Hi HT,
Thanks for your response:
You apparently accept the Jews claim that Daniel is older for no other reason than someone declared it to be.
No, I'm willing to investigate your understanding. I've asked what evidence is there to support your timeline. So far, all you've produced is the exact same thing that you're accusing me of. Accepting a particular timeline because someone declared it to be. In your case, that someone is an article on wiki. In my case it is the Scriptures. The writings of Daniel are written in first person narrative. That suggests that the person writing, is also the person doing the action. There are repeated statements such as, "I Daniel..." At such and such a time a "vision came to me". "As I was doing..." and then goes on to describe something that the writer claims that he was doing.

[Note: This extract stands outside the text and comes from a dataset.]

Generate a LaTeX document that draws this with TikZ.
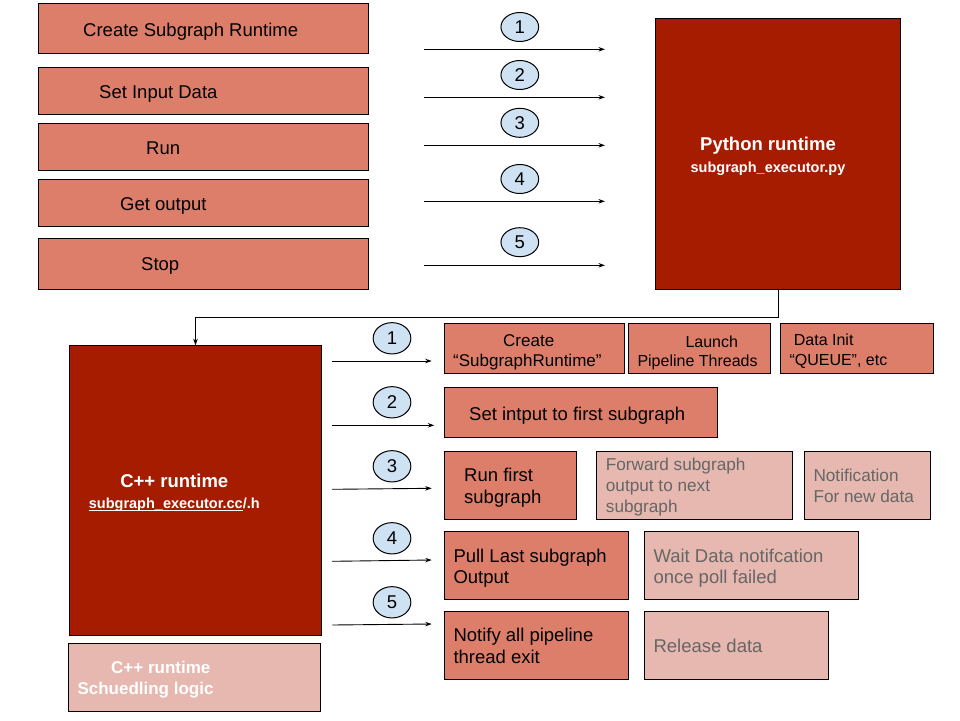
\documentclass[tikz,border=0pt]{standalone}
\usepackage{fontspec}
\setmainfont{Liberation Sans}
\usetikzlibrary{arrows.meta,shapes.geometric}
\definecolor{boxred}{HTML}{DD7E6B}
\definecolor{darkred}{HTML}{A61C00}
\definecolor{pinkbox}{HTML}{E6B8AF}
\definecolor{circblue}{HTML}{CFE2F3}
\definecolor{graytext}{HTML}{666666}
\newcommand\myul[1]{\setbox0\hbox{#1}\rlap{\rule[-1.8pt]{\wd0}{0.9pt}}\box0}
\begin{document}
\begin{tikzpicture}[x=1pt,y=-1pt,
  bx/.style={draw=black, line width=1pt, inner sep=0pt, outer sep=0pt, anchor=north west},
  redbox/.style={bx, fill=boxred},
  darkbox/.style={bx, fill=darkred},
  pinkb/.style={bx, fill=pinkbox},
  big/.style={font=\fontsize{18.5}{21.5}\selectfont, inner sep=0pt, align=left},
  midg/.style={font=\fontsize{17.2}{20.8}\selectfont, inner sep=0pt, align=left},
  mid/.style={font=\fontsize{17}{20.5}\selectfont, inner sep=0pt, align=left},
  small/.style={font=\fontsize{16}{19.5}\selectfont, inner sep=0pt, align=left},
  gtxt/.style={text=graytext},
  num/.style={ellipse, draw=black, line width=1pt, fill=circblue, minimum width=37.7pt, minimum height=29pt, inner sep=0pt, font=\fontsize{18.5}{21}\selectfont},
  numb/.style={num, minimum height=31.3pt},
  arr/.style={-{Stealth[length=6.5pt,width=4.5pt]}, line width=0.9pt}
]
\useasboundingbox (0,0) rectangle (960,720);

% ---------- top-left boxes ----------
\node[redbox, minimum width=330.4pt, minimum height=50pt] (t1) at (38.3,3.3) {};
\node[redbox, minimum width=330.4pt, minimum height=47pt] (t2) at (38.3,67.3) {};
\node[redbox, minimum width=330.4pt, minimum height=47pt] (t3) at (38.3,123.3) {};
\node[redbox, minimum width=330.4pt, minimum height=47pt] (t4) at (38.3,179.3) {};
\node[redbox, minimum width=330.4pt, minimum height=51pt] (t5) at (38.3,238.3) {};
\node[big, anchor=west] (t1l) at ([xshift=44.7pt,yshift=-3.3pt]t1.west) {Create Subgraph Runtime};
\node[big, anchor=west] (t2l) at ([xshift=60.7pt,yshift=-2.8pt]t2.west) {Set Input Data};
\node[big, anchor=west] (t3l) at ([xshift=107.7pt,yshift=-1pt]t3.west) {Run};
\node[big, anchor=west] (t4l) at ([xshift=81.7pt,yshift=-2.8pt]t4.west) {Get output};
\node[big, anchor=west] (t5l) at ([xshift=102.7pt,yshift=-1.8pt]t5.west) {Stop};

% ---------- top arrows ----------
\foreach \i/\y/\cy in {1/49.3/27, 2/97.3/75, 3/145.3/122.8, 4/201.3/179, 5/265.3/242.2}{
  \coordinate (as\i) at (424,\y);
  \coordinate (ae\i) at (605,\y);
  \draw[arr] (as\i) -- (ae\i);
  \node[num] (n\i) at (519.8,\cy) {\i};
}

% ---------- Python runtime ----------
\node[darkbox, minimum width=245.4pt, minimum height=271pt] (py) at (655.3,18.3) {};
\node[align=center, text=white, inner sep=0pt, font=\fontsize{18.5}{22.3}\selectfont\bfseries] (pyl) at (768,156)
  {Python runtime\\{\fontsize{14.5}{17}\selectfont subgraph\_executor.py}};

% ---------- C++ runtime ----------
\node[darkbox, minimum width=252.4pt, minimum height=290pt] (cpp) at (69.3,345.3) {};
\node[align=center, text=white, inner sep=0pt, font=\fontsize{18.5}{21.5}\selectfont\bfseries] (cppl) at (174.3,492.8)
  {C++ runtime\\{\fontsize{14.5}{17}\selectfont\myul{subgraph\_executor.cc}/.h}};

\node[pinkb, minimum width=252.4pt, minimum height=67.7pt] (sch) at (68.3,643.3) {};
\node[align=left, text=white, inner sep=0pt, anchor=west, font=\fontsize{17}{21}\selectfont\bfseries] (schl) at (77.3,679.4)
  {\hspace*{33.7pt}C++ runtime\\Schuedling logic};

% ---------- connector Python -> C++ ----------
\draw[arr] (py.south) -- ++(0,27.7) -| (cpp.north);

% ---------- lower arrows ----------
\coordinate (bs1) at (332.3,361);   \coordinate (be1) at (431.7,361);
\coordinate (bs2) at (332.3,425.3); \coordinate (be2) at (434.3,425.3);
\coordinate (bs3) at (332.3,489.3); \coordinate (be3) at (431.7,488.3);
\coordinate (bs4) at (332.3,561.3); \coordinate (be4) at (431.7,560);
\coordinate (bs5) at (332.3,625);   \coordinate (be5) at (431.7,624);
\foreach \i in {1,...,5}{ \draw[arr] (bs\i) -- (be\i); }
\node[numb] (m1) at (392,338.3) {1};
\node[numb] (m2) at (392,402.3) {2};
\node[numb] (m3) at (392,466.3) {3};
\node[numb] (m4) at (392,538.3) {4};
\node[numb] (m5) at (392,602.3) {5};

% ---------- step 1 boxes ----------
\node[redbox, minimum width=180pt, minimum height=49.6pt] (c1) at (444.3,323.7) {};
\node[redbox, minimum width=142.4pt, minimum height=49.6pt] (c2) at (628.3,323.7) {};
\node[redbox, minimum width=153pt, minimum height=49.6pt] (c3) at (780.3,323.7) {};
\node[mid, anchor=west] (c1l) at ([xshift=8.7pt,yshift=-3.7pt]c1.west) {\hspace*{50pt}Create\\“SubgraphRuntime”};
\node[small, anchor=west] (c2l) at ([xshift=9pt,yshift=-4.5pt]c2.west) {\hspace*{48pt}Launch\\Pipeline Threads};
\node[small, anchor=west] (c3l) at ([xshift=9pt,yshift=-2.5pt]c3.west) {\hspace*{4.4pt}Data Init\\“QUEUE”, etc};

% ---------- step 2 ----------
\node[redbox, minimum width=273.4pt, minimum height=49.6pt] (s2) at (444.3,387.7) {};
\node[big, anchor=west] (s2l) at ([xshift=24.7pt,yshift=-3pt]s2.west) {Set intput to first subgraph};

% ---------- step 3 ----------
\node[redbox, minimum width=132.4pt, minimum height=67.6pt] (s3) at (444.3,451.7) {};
\node[pinkb, minimum width=196.4pt, minimum height=67.6pt] (f3) at (596.3,451.7) {};
\node[pinkb, minimum width=126.4pt, minimum height=67.6pt] (o3) at (804.3,451.7) {};
\node[big, anchor=west] (s3l) at ([xshift=19.7pt,yshift=-2pt]s3.west) {Run first\\subgraph};
\node[midg, gtxt, anchor=west] (f3l) at ([xshift=9.4pt,yshift=-1.5pt]f3.west) {Forward subgraph\\output to next\\subgraph};
\node[midg, gtxt, anchor=west] (o3l) at ([xshift=9pt,yshift=-0.5pt]o3.west) {Notification\\For new data};

% ---------- step 4 ----------
\node[redbox, minimum width=184.4pt, minimum height=67.6pt] (s4) at (444.3,531.7) {};
\node[pinkb, minimum width=214pt, minimum height=67.6pt] (w4) at (644.3,531.7) {};
\node[big, anchor=west] (s4l) at ([xshift=9pt,yshift=-2.8pt]s4.west) {Pull Last subgraph\\Output};
\node[big, gtxt, anchor=west] (w4l) at ([xshift=9pt,yshift=-2.8pt]w4.west) {Wait Data notifcation\\once poll failed};

% ---------- step 5 ----------
\node[redbox, minimum width=184.4pt, minimum height=67.6pt] (s5) at (444.3,611.7) {};
\node[pinkb, minimum width=184.4pt, minimum height=67.6pt] (r5) at (644.3,611.7) {};
\node[big, anchor=west] (s5l) at ([xshift=9pt,yshift=-0.5pt]s5.west) {Notify all pipeline\\thread exit};
\node[big, gtxt, anchor=west] (r5l) at ([xshift=9pt,yshift=-0.5pt]r5.west) {Release data};
\end{tikzpicture}
\end{document}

If a narrative is written by someone else, then it would generally have statements such as, "Daniel did this...". "Daniel said this...". So, all I'm asking is, based on the literary construct of the writing, what evidence do you have that this first person narrative wasn't written by the person that the narrative makes repeated claims that it was?
Further, I find it odd that you are making the claim that I am apparently accepting 'the Jews claim'. Is there some reason that you find that I should not accept the claim of the people for whom Paul said carried the responsibility from God to write down His oracles?
So, are you able to support your position or not? Did you find out when ketuvim was first introduced to Jewish culture? I hold in my hand a bible, which is purported to be a fairly close rendition of the Holy Scriptures as handed down through the ages. The copy that I have is an NIV translation and holds a copyright date of 1973 for the first edition. However, I know without a doubt that things written in the pages of my bible are accounts that were written down long before 1973. My research on ketuvim explains that some of the writings are considered to be from the 5th century B.C. So, what are the chances that the word 'ketuvim' didn't come into general usage, or that this collection of writings that is referred to today as 'ketuvim', is just like my bible? Ketuvim came into general use about the second century B.C., but the writings that are included as a part of that body of work are much older. Jewish scholars do say the writings are older.
Do you have any idea whatsoever how holy the Jews have always held the Scriptures to be? That someone trying to insert some writing of ancient times, but proclaiming that they were new writings created only in the 2nd century B.C., what sort of outcry that would stir up among Judaism? So, knowing all of these things about the Scriptures, I'm asking you to prove me wrong with slightly more evidence than some wiki article tells me the writings were created in the 2nd century B.C.
After all, this is the apologetics forum and one should certainly be prepared to give an answer to those who ask. Here's an article worth reading if you're also interested, as I am, in looking at both sides of any evidence:
Associates for Biblical Research - New Light on the Book of Daniel from the Dead Sea Scrolls
From apologeticspress.org:
So violent are the critical attacks on the book of Daniel that Josh McDowell chose to devote the third volume of his
Evidence that Demands a Verdict series exclusively to the defense of Daniel.34 Indeed, the level of specificity with which Daniel predicts the future is troubling for the critic. This is why the ardent opponent of Christianity, the Greek philosopher Porphyry, already alleged in the third century A.D. that the book of Daniel was a forgery of the Maccabean Age (reported in Jerome’s
Commentary on Daniel).35 The skeptical position has advanced little past Porphyry’s original pronouncement.
The Bible believer can appreciate the skeptic’s predicament. If the skeptic allows just one predictive prophecy to stand, then the Bible must be divine. So unbelievers must work feverishly to demolish the Bible’s reliability. They scratch and claw away at the data, insisting that everything in the Bible requires proof outside the Bible. They build mountainous theories on historical silence and critical presupposition. And they force believers to feel inadequate if they cannot discredit every skeptical assertion.
Yet the evidence forces the critic to a frightening conclusion: Daniel knows too much about the sixth century B.C. to be writing 350 years after the event, but he knows too much about late third and early second century B.C. to be writing 350 years before the event. So either the author was one of the most industrious historians who has ever lived, researching Babylonian and Persian records written in languages he most likely could not have read, and located in places almost certainly inaccessible, or he was a prophet of God, borne along by the Holy Spirit as Scripture indicates. There can be no compromise. “Daniel” was either a brilliantly researched, pseudonymous liar, or he was the great prophet Jewish and Christian tradition for over two millennia have claimed him to be. Let the reader decide.